The fifth article is presented by Mervyn J. Wighting, Deanna L. Nisbet and Evie R. Tindall. This paper reports on a descriptive study of a summer English language camp held in China. Chinese youths ages 8-18 were taught conversational English through a variety of classes and activities. Instructors were visiting teachers from the USA assisted by local Chinese teachers.
The sixth article is presented by Xiuping Li. This study sets out to investigate Chinese EFL learners’ beliefs about the role of rote learning (RL) in vocabulary learning strategies. The focus of the study is Chinese EFL learners’ culturally-influenced beliefs about their preference for RL strategies as opposed to other memory strategies.
The seventh article is presented by Joanne Rajadurai. The Concentric Circles Model promoted by Kachru has had a tremendous impact on the teaching and research enterprise, as its underlying tenets have demanded a reappraisal of dominant concepts, models and practices in sociolinguistics, SLA and TESOL. However, this paper takes on a critical re-examination of the model, and discusses some of its intrinsic and perhaps unforeseen shortcomings, typified in its centre-periphery framework and its geo-historic bases.
The eighth article is presented by Evelyn Doman.
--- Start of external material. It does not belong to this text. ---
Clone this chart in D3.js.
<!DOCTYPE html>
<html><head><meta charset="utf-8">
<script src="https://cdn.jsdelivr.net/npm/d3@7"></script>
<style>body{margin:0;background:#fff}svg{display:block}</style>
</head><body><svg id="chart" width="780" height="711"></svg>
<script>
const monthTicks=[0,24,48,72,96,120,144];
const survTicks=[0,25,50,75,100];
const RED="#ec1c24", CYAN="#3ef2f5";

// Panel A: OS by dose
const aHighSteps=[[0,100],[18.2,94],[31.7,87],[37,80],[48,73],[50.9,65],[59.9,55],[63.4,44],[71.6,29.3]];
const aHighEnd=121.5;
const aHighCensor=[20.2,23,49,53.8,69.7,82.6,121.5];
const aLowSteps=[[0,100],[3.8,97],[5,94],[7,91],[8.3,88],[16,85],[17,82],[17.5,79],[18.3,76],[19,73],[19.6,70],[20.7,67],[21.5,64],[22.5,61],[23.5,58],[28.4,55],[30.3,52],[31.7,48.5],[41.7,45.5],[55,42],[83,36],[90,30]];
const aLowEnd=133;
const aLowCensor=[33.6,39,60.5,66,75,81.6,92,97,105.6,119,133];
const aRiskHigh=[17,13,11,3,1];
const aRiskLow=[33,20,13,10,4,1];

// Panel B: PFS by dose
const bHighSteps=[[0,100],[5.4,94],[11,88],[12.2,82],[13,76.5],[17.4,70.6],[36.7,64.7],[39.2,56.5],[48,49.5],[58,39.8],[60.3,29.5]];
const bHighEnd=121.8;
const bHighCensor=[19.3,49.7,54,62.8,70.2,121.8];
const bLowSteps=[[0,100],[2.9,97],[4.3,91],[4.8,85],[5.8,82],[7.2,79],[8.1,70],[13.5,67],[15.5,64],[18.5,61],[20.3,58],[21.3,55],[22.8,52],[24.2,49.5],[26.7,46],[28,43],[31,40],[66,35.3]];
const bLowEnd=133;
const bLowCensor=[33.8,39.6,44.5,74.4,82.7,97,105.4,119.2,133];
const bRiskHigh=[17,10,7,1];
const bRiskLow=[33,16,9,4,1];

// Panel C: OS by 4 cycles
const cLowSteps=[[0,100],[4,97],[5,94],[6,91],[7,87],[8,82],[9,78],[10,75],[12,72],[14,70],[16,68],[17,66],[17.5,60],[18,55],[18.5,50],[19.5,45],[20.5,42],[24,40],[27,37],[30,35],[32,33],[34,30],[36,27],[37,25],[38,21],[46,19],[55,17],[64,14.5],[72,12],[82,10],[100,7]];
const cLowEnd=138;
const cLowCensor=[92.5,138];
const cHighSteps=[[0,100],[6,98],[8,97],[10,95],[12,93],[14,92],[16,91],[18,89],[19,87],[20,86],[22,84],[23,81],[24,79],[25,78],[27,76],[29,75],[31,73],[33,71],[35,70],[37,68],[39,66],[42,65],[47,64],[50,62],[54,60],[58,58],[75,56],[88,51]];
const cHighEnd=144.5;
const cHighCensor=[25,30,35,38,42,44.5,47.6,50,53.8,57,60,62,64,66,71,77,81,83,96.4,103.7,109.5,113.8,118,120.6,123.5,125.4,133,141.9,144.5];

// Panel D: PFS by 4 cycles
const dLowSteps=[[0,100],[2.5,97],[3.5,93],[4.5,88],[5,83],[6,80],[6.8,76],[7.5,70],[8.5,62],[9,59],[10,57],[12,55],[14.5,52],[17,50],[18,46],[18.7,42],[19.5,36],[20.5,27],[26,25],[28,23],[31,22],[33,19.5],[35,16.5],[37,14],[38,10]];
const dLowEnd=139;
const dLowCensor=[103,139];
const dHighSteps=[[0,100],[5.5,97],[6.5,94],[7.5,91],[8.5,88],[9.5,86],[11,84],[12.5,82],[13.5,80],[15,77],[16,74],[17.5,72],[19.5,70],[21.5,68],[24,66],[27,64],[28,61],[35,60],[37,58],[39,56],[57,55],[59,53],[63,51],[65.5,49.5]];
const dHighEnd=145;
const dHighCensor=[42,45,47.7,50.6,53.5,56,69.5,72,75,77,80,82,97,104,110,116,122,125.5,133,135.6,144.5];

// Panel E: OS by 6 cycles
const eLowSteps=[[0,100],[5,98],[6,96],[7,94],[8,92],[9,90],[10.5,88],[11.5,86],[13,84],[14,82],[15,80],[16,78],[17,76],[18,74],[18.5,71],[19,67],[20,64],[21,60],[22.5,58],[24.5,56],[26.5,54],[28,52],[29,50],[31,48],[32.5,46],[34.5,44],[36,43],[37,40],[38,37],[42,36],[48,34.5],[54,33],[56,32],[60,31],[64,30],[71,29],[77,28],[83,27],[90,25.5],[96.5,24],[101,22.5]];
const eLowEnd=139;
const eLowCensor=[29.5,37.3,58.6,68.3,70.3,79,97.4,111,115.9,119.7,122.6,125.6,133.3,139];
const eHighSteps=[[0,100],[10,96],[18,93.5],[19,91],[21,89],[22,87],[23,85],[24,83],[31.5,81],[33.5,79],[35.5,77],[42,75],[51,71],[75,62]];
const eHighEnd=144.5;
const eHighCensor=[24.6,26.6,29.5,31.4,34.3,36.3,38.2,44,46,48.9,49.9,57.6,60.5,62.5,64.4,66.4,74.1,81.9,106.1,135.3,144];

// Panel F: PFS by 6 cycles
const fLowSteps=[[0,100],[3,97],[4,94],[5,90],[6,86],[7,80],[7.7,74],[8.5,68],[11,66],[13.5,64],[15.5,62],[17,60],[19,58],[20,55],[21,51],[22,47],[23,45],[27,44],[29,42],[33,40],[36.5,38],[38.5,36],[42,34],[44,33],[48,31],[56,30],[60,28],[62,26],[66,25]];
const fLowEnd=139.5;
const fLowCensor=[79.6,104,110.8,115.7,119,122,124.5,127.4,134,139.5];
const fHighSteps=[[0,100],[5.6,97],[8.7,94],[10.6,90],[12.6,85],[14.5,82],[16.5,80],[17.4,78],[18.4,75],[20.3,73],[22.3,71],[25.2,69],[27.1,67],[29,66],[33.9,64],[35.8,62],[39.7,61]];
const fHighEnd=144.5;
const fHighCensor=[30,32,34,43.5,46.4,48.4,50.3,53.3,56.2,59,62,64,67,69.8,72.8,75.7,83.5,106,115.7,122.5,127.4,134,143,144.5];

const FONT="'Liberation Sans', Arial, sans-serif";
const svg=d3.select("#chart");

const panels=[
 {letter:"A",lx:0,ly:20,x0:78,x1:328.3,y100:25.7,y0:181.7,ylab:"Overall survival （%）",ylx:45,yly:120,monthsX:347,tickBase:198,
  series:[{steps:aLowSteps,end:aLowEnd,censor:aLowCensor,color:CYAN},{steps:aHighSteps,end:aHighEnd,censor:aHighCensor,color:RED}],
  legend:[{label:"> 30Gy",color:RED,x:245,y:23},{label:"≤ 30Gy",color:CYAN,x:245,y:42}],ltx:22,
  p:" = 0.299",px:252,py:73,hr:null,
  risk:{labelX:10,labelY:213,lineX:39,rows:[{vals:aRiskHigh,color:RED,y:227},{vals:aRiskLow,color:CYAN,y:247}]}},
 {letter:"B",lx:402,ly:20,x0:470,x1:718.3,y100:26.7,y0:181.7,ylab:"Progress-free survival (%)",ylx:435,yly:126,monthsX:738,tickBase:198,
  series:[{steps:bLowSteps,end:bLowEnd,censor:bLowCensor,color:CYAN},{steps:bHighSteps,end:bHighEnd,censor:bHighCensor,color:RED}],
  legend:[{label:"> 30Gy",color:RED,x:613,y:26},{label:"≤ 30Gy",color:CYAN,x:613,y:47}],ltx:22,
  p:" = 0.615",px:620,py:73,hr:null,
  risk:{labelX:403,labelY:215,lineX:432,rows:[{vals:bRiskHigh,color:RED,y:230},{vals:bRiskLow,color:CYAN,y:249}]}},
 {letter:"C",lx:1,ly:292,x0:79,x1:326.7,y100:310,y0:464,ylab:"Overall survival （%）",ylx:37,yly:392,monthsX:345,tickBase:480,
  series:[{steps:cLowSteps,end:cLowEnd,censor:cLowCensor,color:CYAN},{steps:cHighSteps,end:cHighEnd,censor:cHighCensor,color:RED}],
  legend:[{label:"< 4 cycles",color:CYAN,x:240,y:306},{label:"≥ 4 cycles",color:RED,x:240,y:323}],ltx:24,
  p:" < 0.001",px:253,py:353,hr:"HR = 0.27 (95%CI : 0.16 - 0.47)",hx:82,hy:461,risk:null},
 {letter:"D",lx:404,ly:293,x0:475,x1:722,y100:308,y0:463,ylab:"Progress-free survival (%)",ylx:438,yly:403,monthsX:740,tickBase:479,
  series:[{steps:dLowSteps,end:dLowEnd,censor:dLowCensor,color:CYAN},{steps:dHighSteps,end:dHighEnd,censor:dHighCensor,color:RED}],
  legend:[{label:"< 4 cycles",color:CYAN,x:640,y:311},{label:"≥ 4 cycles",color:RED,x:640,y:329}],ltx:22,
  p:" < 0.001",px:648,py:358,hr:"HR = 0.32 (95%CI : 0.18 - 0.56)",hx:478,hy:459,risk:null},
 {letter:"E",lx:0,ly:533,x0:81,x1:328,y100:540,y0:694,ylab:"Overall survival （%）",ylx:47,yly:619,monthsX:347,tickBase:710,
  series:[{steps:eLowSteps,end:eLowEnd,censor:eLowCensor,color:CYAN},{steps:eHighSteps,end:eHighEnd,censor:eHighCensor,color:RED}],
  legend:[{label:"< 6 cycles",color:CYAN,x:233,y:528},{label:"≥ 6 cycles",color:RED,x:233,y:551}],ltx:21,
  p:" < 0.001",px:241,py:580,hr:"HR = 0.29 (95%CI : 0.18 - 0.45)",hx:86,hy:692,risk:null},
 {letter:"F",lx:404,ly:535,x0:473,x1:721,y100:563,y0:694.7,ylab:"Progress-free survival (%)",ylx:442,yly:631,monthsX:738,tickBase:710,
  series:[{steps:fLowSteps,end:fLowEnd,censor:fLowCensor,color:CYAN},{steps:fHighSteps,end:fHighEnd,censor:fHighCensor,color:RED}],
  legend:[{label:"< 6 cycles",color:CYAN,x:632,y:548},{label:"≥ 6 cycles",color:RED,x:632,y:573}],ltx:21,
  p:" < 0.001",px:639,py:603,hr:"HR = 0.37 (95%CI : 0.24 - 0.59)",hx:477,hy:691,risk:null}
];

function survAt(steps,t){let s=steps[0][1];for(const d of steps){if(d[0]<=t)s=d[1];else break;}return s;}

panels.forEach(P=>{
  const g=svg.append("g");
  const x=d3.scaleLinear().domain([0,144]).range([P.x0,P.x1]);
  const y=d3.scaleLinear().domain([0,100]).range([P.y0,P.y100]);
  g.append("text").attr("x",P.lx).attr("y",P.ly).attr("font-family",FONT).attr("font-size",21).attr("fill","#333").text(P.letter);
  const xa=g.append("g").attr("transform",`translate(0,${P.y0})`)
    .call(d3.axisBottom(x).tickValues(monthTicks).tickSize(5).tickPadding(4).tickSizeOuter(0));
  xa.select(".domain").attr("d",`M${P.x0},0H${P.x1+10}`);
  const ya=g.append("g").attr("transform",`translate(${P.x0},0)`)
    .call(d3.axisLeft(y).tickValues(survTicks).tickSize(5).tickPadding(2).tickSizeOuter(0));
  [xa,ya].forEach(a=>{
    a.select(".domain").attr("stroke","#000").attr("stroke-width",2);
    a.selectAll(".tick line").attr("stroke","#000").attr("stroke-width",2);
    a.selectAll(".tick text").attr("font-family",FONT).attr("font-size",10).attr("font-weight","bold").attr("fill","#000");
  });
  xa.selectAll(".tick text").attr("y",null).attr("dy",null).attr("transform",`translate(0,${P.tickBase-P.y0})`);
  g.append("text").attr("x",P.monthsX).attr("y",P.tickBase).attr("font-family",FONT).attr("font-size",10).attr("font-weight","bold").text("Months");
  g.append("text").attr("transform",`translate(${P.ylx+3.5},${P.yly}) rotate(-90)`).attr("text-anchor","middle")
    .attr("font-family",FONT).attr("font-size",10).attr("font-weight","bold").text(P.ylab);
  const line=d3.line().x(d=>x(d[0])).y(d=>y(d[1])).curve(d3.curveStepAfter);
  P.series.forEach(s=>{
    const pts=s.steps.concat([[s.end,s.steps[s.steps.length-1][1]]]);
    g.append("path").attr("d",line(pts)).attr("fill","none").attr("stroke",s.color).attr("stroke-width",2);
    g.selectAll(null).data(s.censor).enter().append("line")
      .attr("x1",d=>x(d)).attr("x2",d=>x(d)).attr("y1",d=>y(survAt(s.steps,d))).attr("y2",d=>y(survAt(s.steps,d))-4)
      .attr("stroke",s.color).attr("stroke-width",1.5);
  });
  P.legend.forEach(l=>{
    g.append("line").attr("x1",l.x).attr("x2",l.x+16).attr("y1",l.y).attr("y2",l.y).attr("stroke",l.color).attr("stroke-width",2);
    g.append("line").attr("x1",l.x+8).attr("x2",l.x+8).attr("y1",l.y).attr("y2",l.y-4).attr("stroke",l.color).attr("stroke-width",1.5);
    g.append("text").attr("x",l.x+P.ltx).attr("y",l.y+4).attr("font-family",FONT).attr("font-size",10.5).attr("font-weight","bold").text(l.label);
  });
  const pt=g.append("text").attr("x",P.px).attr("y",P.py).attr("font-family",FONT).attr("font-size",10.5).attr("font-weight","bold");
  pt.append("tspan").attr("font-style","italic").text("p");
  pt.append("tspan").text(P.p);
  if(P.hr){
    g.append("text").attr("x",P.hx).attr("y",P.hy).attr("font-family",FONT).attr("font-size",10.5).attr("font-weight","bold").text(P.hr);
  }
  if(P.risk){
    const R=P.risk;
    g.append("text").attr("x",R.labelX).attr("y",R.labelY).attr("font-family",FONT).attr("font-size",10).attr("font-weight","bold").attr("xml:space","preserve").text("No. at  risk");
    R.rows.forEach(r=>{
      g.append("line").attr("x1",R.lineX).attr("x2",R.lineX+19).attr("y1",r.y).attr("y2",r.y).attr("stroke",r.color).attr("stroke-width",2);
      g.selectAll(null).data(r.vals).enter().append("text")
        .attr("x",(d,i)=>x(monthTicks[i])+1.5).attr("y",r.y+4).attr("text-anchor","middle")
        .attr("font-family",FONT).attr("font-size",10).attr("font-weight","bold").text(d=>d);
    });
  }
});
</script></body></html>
This paper traces the pattern of thought about current practices in SLA and questions whether a reconceptualization of the field is necessary or not.
The ninth article is presented by Ann Dashwood. This case study of young adult English as Second Language (ESL) users in face-to-face interaction in a university preparatory study skills course indicates a limiting influence of teacher questioning on student talk in discussions. Rather than talk being generated by a teacher’s questioning, alternatives to questions lead to increased length of turns in students’ collaborative talk. Teacher plays a significant role in giving ‘voice’ to students whose role in discussion is limited by a less vocal membership category in the class.
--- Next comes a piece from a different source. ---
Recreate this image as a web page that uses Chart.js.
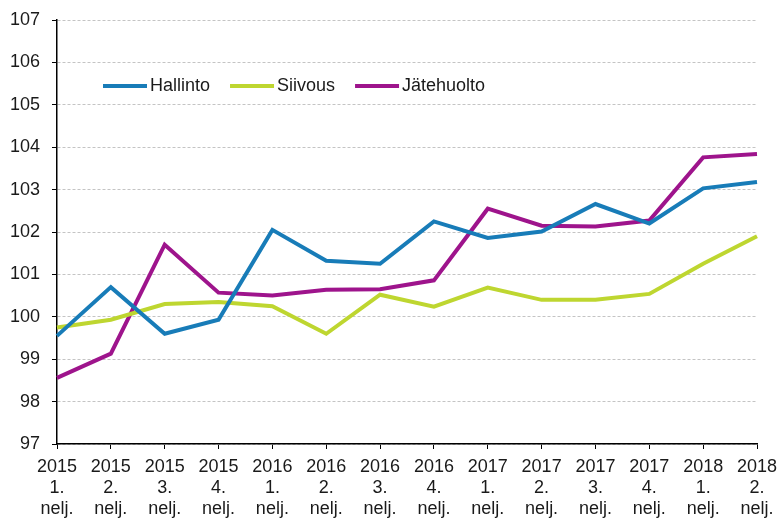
<!DOCTYPE html>
<html>
<head>
<meta charset="utf-8">
<script src="https://cdn.jsdelivr.net/npm/chart.js@4"></script>
<style>
  html, body { margin: 0; padding: 0; background: #fff; }
  #wrap { width: 783px; height: 525px; }
</style>
</head>
<body>
<div id="wrap"><canvas id="lineChart"></canvas></div>
<script>
const labels = [
    ['2015', '1.', 'nelj.'], ['2015', '2.', 'nelj.'], ['2015', '3.', 'nelj.'], ['2015', '4.', 'nelj.'],
    ['2016', '1.', 'nelj.'], ['2016', '2.', 'nelj.'], ['2016', '3.', 'nelj.'], ['2016', '4.', 'nelj.'],
    ['2017', '1.', 'nelj.'], ['2017', '2.', 'nelj.'], ['2017', '3.', 'nelj.'], ['2017', '4.', 'nelj.'],
    ['2018', '1.', 'nelj.'], ['2018', '2.', 'nelj.']
];
const hallinto = [99.55, 100.7, 99.6, 99.93, 102.05, 101.32, 101.25, 102.25, 101.86, 102.01, 102.66, 102.2, 103.03, 103.18];
const siivous = [99.75, 99.93, 100.3, 100.35, 100.25, 99.6, 100.52, 100.24, 100.69, 100.4, 100.4, 100.54, 101.25, 101.9];
const jatehuolto = [98.56, 99.13, 101.7, 100.57, 100.5, 100.64, 100.65, 100.86, 102.55, 102.15, 102.13, 102.27, 103.76, 103.84];
const yMin = 97;
const yMax = 107;

const FONT = '"Liberation Sans", Arial, sans-serif';

// legend drawn inside the plot, top left
const innerLegend = {
    id: 'innerLegend',
    afterDraw(chart) {
        const ctx = chart.ctx;
        const y = 86;
        let x = 103;
        ctx.save();
        ctx.font = '18px ' + FONT;
        ctx.textBaseline = 'middle';
        ctx.fillStyle = '#1a1a1a';
        chart.data.datasets.forEach(ds => {
            ctx.strokeStyle = ds.borderColor;
            ctx.lineWidth = 4;
            ctx.beginPath();
            ctx.moveTo(x, y);
            ctx.lineTo(x + 44, y);
            ctx.stroke();
            x += 47;
            ctx.fillText(ds.label, x, y);
            x += ctx.measureText(ds.label).width + 20;
        });
        ctx.restore();
    }
};

// fixed axis sizes, let layout padding decide the plot edges
const fixX = s => {
    s.height = 81;
    s.paddingLeft = 0;
    s.paddingRight = 0;
};
const fixY = s => {
    s.width = 57;
    s.paddingTop = 0;
    s.paddingBottom = 0;
};

new Chart(document.getElementById('lineChart').getContext('2d'), {
    type: 'line',
    data: {
        labels: labels,
        datasets: [
            { label: 'Hallinto', data: hallinto, borderColor: 'rgb(24, 124, 184)' },
            { label: 'Siivous', data: siivous, borderColor: 'rgb(190, 214, 48)' },
            { label: 'Jätehuolto', data: jatehuolto, borderColor: 'rgb(158, 20, 140)' }
        ]
    },
    options: {
        responsive: true,
        maintainAspectRatio: false,
        animation: false,
        layout: { padding: { top: 20, right: 26, left: 0, bottom: 0 } },
        elements: {
            line: { borderWidth: 4, tension: 0, fill: false },
            point: { radius: 0 }
        },
        plugins: {
            legend: { display: false },
            tooltip: { enabled: false }
        },
        scales: {
            x: {
                offset: false,
                afterFit: fixX,
                grid: { drawOnChartArea: false, tickLength: 5, tickColor: '#000' },
                border: { color: '#000', width: 1.5 },
                ticks: {
                    autoSkip: false,
                    maxRotation: 0,
                    padding: 8,
                    color: '#1a1a1a',
                    font: { family: FONT, size: 18, lineHeight: 1.15 }
                }
            },
            y: {
                min: yMin,
                max: yMax,
                afterFit: fixY,
                grid: { color: '#c4c4c4', lineWidth: 1, tickLength: 5, tickColor: '#000' },
                border: { color: '#000', width: 1.5, dash: [3, 2] },
                ticks: {
                    stepSize: 1,
                    padding: 12,
                    color: '#1a1a1a',
                    font: { family: FONT, size: 18 }
                }
            }
        }
    },
    plugins: [innerLegend]
});
</script>
</body>
</html>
The tenth article is presented by Reima Sado Al-Jarf. The aim of the present study was to find out whether integration of online learning in face-to-face in-class grammar instruction significantly improves EFL freshman college students’ achievement and attitudes. The study concluded that in learning environments where technology is unavailable to EFL students and instructors, use of an online course from home as a supplement to in-class techniques helps motivate and enhance EFL students’ learning and mastery of English grammar.
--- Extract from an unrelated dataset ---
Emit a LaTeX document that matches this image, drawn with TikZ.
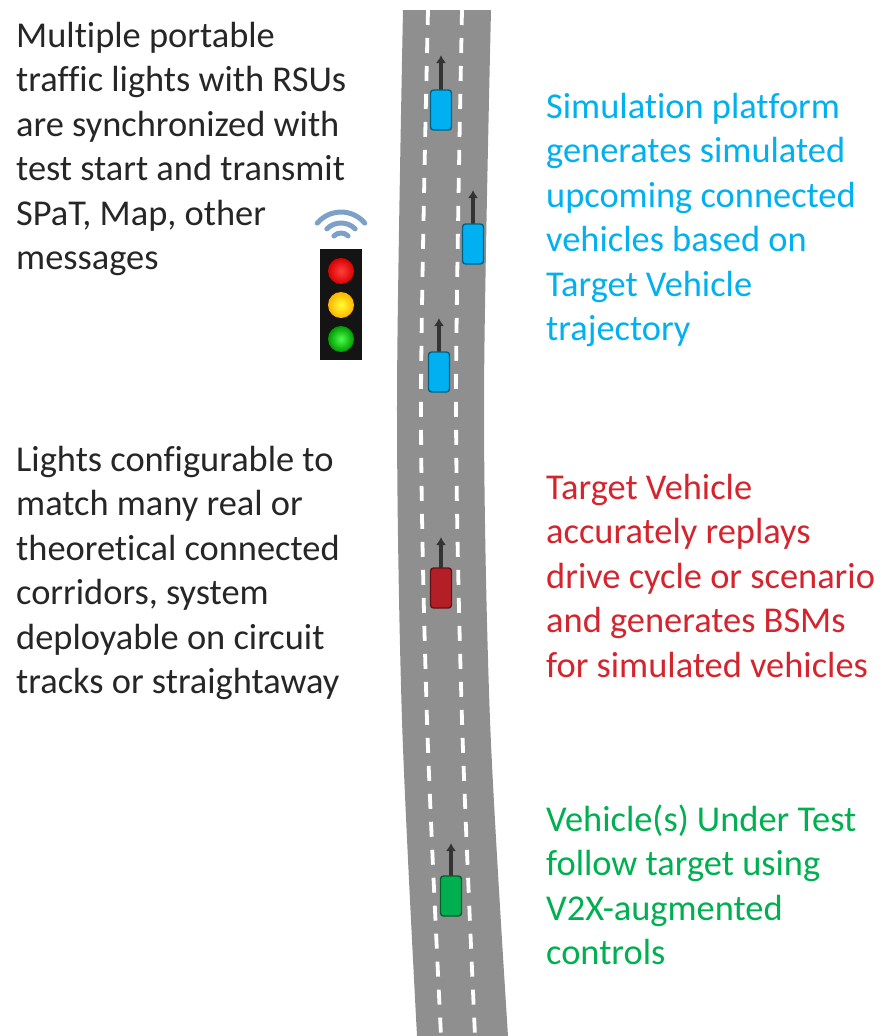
\documentclass[tikz,border=0pt]{standalone}
\usepackage{fontspec}
\setmainfont[Ligatures=NoCommon]{Carlito}
\usetikzlibrary{arrows.meta}

\definecolor{roadgray}{RGB}{143,143,143}
\definecolor{simblue}{RGB}{0,176,240}
\definecolor{targetred}{RGB}{212,36,46}
\definecolor{vutgreen}{RGB}{0,176,80}
\definecolor{textgray}{RGB}{38,38,38}
\definecolor{wifiblue}{RGB}{125,160,200}

% base anchor of a multi-line node sits on its last line
\tikzset{
  label text/.style={anchor=base west, align=left, inner sep=0pt,
    font=\fontsize{36.4}{44.5}\selectfont},
  car/.style={draw=#1!55!black, fill=#1, line width=1.4pt, rounded corners=3pt,
    minimum width=21pt, minimum height=40pt, inner sep=0pt},
  heading/.style={line width=4pt, draw=black!80, -{Latex[length=8pt,width=10pt]}},
  lane line/.style={white, line width=3.8pt, dash pattern=on 15pt off 13pt},
  wifi/.style={wifiblue, line width=5pt, line cap=round},
}

\begin{document}
\begin{tikzpicture}[x=1pt, y=-1pt, line join=round]
    \useasboundingbox (0,0) rectangle (881,1036);

    % road and lane markings
    \fill[roadgray] plot[smooth] coordinates {(403,10) (397,400) (402,720) (417,1036)}
        -- plot[smooth] coordinates {(508,1036) (490,720) (484,400) (491,10)} -- cycle;
    \draw[lane line] plot[smooth] coordinates {(428,10) (421,400) (427,720) (441,1036)};
    \draw[lane line] plot[smooth] coordinates {(462,10) (456,400) (462,720) (475,1036)};

    % vehicles, each with its heading
    \coordinate (tip1) at (441,55);
    \coordinate (tip2) at (473,190);
    \coordinate (tip3) at (439,318);
    \coordinate (tip4) at (441,537);
    \coordinate (tip5) at (451,843);
    \draw[heading] (441,100) -- (tip1);
    \draw[heading] (473,230) -- (tip2);
    \draw[heading] (439,360) -- (tip3);
    \draw[heading] (441,575) -- (tip4);
    \draw[heading] (451,885) -- (tip5);
    \node[car=simblue] (sim1) at (441,110) {};
    \node[car=simblue] (sim2) at (473,244) {};
    \node[car=simblue] (sim3) at (439,372) {};
    \node[car=targetred!85!black] (target) at (441,588) {};
    \node[car=vutgreen] (vut) at (451,896) {};

    % portable signal with RSU
    \fill[black!92] (320,249) rectangle (362,360);
    \shade[inner color=red!75!white, outer color=red!85!black] (341,271) circle (13pt);
    \shade[inner color=yellow!80!white, outer color=orange!60!yellow] (341,305) circle (13pt);
    \shade[inner color=green!70!white, outer color=green!60!black] (341,339) circle (13pt);
    \draw[wifi] (341,243) ++(45:10pt) arc[start angle=45, end angle=135, radius=10pt];
    \draw[wifi] (341,243) ++(45:20pt) arc[start angle=45, end angle=135, radius=20pt];
    \draw[wifi] (341,243) ++(40:31pt) arc[start angle=40, end angle=140, radius=31pt];

    % descriptions
    \node[label text, textgray] (signals) at (16,269.5)
        {Multiple portable\\traffic lights with RSUs\\are synchronized with\\test start and transmit\\SPaT, Map, other\\messages};
    \node[label text, textgray] (corridors) at (16,693.5)
        {Lights configurable to\\match many real or\\theoretical connected\\corridors, system\\deployable on circuit\\tracks or straightaway};
    \node[label text, simblue] (simtext) at (546,340.5)
        {Simulation platform\\generates simulated\\upcoming connected\\vehicles based on\\Target Vehicle\\trajectory};
    \node[label text, targetred] (targettext) at (546,677)
        {Target Vehicle\\accurately replays\\drive cycle or scenario\\and generates BSMs\\for simulated vehicles};
    \node[label text, vutgreen] (vuttext) at (546,964.5)
        {Vehicle(s) Under Test\\follow target using\\V2X-augmented\\controls};
\end{tikzpicture}
\end{document}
The eleventh article is presented by Pedro Luchini. The purpose of this paper is to critically analyze what some pronunciation teachers are currently doing in some Asian contexts and, in view of their contribution to the profession and their results obtained, propose a state-of-the-art methodology for teaching English pronunciation founded upon the combination of fluency- with accuracy-focused tasks.
The twelfth article is presented by Francis Mangubhai. Immersion language teaching has developed techniques that enable teachers to make their subject matter, through a second language, more comprehensible. It is argued in this article that EFL teachers can also use techniques used by immersion language teachers in their classrooms.
The thirteenth article is presented by Huw Jarvis. This paper examines the ways in which computers are impacting upon change in ELT and argues that Asian countries are, in a sense, at the heart of this. The paper reviews and further develops a shorter forthcoming colloquium article in The British Journal of Education Technology and begins by linking the growth of English to the growth and widespread availability of computers.